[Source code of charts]
----

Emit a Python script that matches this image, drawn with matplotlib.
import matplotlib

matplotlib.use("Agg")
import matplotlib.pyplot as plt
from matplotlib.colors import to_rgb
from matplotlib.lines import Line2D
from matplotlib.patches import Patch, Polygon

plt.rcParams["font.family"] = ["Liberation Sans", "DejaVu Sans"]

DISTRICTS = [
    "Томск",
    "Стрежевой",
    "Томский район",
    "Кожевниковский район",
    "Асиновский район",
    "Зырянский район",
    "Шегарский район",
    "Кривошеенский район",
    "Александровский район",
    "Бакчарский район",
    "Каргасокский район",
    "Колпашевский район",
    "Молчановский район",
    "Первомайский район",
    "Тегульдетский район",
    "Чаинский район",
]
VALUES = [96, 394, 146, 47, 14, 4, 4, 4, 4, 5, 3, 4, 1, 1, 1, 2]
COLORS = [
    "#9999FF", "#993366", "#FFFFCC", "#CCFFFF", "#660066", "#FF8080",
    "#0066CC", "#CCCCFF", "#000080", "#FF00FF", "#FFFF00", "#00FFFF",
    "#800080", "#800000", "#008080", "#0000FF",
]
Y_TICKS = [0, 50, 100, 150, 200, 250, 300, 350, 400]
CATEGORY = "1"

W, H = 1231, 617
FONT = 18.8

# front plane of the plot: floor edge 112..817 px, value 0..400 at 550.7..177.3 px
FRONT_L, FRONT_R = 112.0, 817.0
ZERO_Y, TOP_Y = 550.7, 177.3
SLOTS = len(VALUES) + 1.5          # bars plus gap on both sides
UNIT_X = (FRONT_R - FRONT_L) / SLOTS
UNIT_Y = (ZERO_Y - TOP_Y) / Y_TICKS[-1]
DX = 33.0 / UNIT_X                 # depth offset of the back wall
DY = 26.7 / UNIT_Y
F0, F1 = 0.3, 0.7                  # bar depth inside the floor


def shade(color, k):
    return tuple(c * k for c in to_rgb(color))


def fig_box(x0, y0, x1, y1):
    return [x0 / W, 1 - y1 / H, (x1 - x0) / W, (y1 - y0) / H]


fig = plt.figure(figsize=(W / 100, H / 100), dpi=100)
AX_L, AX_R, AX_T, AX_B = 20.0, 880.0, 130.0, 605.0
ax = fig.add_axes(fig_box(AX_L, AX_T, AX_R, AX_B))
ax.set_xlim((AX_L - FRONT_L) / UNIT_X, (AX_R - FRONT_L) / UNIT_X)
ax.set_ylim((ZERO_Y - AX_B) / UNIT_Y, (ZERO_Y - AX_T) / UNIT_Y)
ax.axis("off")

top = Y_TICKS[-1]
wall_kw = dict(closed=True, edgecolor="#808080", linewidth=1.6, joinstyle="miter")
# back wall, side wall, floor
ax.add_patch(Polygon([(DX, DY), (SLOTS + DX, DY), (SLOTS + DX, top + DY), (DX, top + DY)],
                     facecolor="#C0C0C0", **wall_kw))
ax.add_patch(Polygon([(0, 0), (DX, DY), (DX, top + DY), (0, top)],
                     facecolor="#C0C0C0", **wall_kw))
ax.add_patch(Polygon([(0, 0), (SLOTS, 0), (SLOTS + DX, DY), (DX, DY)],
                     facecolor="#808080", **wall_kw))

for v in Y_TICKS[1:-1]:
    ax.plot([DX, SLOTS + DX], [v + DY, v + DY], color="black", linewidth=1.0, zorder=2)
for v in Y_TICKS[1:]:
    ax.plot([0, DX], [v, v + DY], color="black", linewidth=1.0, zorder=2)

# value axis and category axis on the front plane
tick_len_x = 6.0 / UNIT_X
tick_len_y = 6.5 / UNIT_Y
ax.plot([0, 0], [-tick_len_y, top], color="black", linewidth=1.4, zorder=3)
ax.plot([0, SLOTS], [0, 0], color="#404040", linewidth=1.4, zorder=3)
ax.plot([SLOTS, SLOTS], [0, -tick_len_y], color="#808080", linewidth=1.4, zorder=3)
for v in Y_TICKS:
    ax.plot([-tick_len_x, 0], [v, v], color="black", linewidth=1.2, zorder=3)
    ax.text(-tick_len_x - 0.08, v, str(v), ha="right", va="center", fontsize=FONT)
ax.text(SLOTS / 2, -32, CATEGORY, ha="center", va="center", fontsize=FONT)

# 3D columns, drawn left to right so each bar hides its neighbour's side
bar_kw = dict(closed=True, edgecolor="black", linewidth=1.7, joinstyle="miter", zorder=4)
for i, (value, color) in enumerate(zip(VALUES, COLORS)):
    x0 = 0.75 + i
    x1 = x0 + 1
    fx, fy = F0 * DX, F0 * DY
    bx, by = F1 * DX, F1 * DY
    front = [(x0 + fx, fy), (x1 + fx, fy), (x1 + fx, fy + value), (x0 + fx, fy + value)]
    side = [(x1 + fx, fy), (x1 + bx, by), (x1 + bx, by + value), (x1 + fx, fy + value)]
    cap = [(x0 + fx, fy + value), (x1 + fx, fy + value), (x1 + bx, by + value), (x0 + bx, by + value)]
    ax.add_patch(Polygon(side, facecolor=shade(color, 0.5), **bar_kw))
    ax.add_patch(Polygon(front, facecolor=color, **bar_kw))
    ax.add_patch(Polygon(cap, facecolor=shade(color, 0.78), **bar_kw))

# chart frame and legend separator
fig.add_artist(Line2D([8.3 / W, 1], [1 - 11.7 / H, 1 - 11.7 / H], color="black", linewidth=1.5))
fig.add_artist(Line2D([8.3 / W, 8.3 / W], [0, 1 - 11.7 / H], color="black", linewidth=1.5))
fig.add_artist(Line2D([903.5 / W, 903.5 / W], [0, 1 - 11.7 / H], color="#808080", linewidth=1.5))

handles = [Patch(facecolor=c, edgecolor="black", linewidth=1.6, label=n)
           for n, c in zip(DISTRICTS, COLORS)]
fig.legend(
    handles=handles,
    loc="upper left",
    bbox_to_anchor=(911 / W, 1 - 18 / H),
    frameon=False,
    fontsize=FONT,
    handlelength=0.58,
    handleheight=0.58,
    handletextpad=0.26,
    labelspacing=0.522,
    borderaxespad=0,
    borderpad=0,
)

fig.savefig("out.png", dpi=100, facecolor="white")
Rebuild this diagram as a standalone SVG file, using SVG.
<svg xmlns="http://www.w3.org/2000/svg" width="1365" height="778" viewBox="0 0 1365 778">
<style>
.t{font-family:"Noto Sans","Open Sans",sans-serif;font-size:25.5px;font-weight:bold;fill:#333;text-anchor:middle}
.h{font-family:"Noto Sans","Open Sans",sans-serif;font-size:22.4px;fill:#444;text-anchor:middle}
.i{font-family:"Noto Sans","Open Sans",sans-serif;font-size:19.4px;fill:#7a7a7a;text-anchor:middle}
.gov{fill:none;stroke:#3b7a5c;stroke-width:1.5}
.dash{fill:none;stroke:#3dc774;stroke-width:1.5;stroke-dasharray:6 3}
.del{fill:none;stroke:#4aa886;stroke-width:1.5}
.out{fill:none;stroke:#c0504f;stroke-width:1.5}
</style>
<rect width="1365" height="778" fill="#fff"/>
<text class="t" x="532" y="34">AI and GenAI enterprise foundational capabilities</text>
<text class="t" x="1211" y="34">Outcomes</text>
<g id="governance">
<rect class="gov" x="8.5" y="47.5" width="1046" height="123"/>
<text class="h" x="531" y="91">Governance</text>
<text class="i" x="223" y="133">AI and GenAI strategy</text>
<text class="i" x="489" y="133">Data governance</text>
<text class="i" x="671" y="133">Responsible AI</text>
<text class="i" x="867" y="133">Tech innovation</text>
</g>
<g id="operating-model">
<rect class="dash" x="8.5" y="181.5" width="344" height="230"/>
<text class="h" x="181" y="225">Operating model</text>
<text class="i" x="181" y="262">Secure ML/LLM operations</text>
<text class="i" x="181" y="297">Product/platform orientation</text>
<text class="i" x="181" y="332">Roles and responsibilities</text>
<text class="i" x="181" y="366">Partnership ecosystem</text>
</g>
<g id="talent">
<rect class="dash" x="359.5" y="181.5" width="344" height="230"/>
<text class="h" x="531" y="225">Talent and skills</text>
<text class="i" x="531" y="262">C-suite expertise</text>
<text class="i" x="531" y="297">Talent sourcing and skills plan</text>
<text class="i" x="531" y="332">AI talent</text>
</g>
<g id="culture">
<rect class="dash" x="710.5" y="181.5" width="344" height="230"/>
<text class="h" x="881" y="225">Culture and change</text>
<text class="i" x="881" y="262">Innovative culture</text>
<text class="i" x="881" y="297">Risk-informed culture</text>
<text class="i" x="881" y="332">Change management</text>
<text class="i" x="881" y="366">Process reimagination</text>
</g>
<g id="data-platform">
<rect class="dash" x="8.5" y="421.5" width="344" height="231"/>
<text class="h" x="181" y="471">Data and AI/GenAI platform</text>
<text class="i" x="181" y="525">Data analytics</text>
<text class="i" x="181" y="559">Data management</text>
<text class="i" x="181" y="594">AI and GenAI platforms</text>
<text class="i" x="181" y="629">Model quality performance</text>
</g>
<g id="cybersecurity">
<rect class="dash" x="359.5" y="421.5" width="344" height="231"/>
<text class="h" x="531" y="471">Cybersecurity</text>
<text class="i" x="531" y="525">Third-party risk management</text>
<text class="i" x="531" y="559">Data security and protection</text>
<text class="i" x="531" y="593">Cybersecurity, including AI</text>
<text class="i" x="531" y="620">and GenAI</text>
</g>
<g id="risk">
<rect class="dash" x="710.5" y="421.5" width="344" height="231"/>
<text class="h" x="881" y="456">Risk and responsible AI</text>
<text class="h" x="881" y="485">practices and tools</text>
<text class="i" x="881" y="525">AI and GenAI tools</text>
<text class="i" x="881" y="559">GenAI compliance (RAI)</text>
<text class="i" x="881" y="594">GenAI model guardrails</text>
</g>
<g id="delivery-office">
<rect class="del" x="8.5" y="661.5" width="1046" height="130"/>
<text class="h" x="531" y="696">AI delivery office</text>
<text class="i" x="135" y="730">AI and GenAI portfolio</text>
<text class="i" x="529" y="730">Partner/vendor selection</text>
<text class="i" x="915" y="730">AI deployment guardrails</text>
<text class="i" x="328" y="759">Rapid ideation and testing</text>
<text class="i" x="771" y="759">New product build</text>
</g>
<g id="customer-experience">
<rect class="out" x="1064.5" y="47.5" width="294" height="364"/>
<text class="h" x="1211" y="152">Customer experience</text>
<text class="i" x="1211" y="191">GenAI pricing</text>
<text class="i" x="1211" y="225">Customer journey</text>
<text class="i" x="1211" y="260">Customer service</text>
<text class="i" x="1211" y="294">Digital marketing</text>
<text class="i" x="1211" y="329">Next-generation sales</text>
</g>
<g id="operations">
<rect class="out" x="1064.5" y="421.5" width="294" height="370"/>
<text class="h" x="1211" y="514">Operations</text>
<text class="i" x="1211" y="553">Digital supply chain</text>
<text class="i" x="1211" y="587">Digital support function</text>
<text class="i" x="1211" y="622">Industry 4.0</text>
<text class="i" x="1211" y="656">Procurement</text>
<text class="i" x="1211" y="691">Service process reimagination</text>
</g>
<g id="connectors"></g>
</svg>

----

### Given exercise
Write out exactly, please, the lines beginning at the start of the material and ending with the line that holds "FONT = 18.8", both included.

### Response below
Emit a Python script that matches this image, drawn with matplotlib.
import matplotlib

matplotlib.use("Agg")
import matplotlib.pyplot as plt
from matplotlib.colors import to_rgb
from matplotlib.lines import Line2D
from matplotlib.patches import Patch, Polygon

plt.rcParams["font.family"] = ["Liberation Sans", "DejaVu Sans"]

DISTRICTS = [
    "Томск",
    "Стрежевой",
    "Томский район",
    "Кожевниковский район",
    "Асиновский район",
    "Зырянский район",
    "Шегарский район",
    "Кривошеенский район",
    "Александровский район",
    "Бакчарский район",
    "Каргасокский район",
    "Колпашевский район",
    "Молчановский район",
    "Первомайский район",
    "Тегульдетский район",
    "Чаинский район",
]
VALUES = [96, 394, 146, 47, 14, 4, 4, 4, 4, 5, 3, 4, 1, 1, 1, 2]
COLORS = [
    "#9999FF", "#993366", "#FFFFCC", "#CCFFFF", "#660066", "#FF8080",
    "#0066CC", "#CCCCFF", "#000080", "#FF00FF", "#FFFF00", "#00FFFF",
    "#800080", "#800000", "#008080", "#0000FF",
]
Y_TICKS = [0, 50, 100, 150, 200, 250, 300, 350, 400]
CATEGORY = "1"

W, H = 1231, 617
FONT = 18.8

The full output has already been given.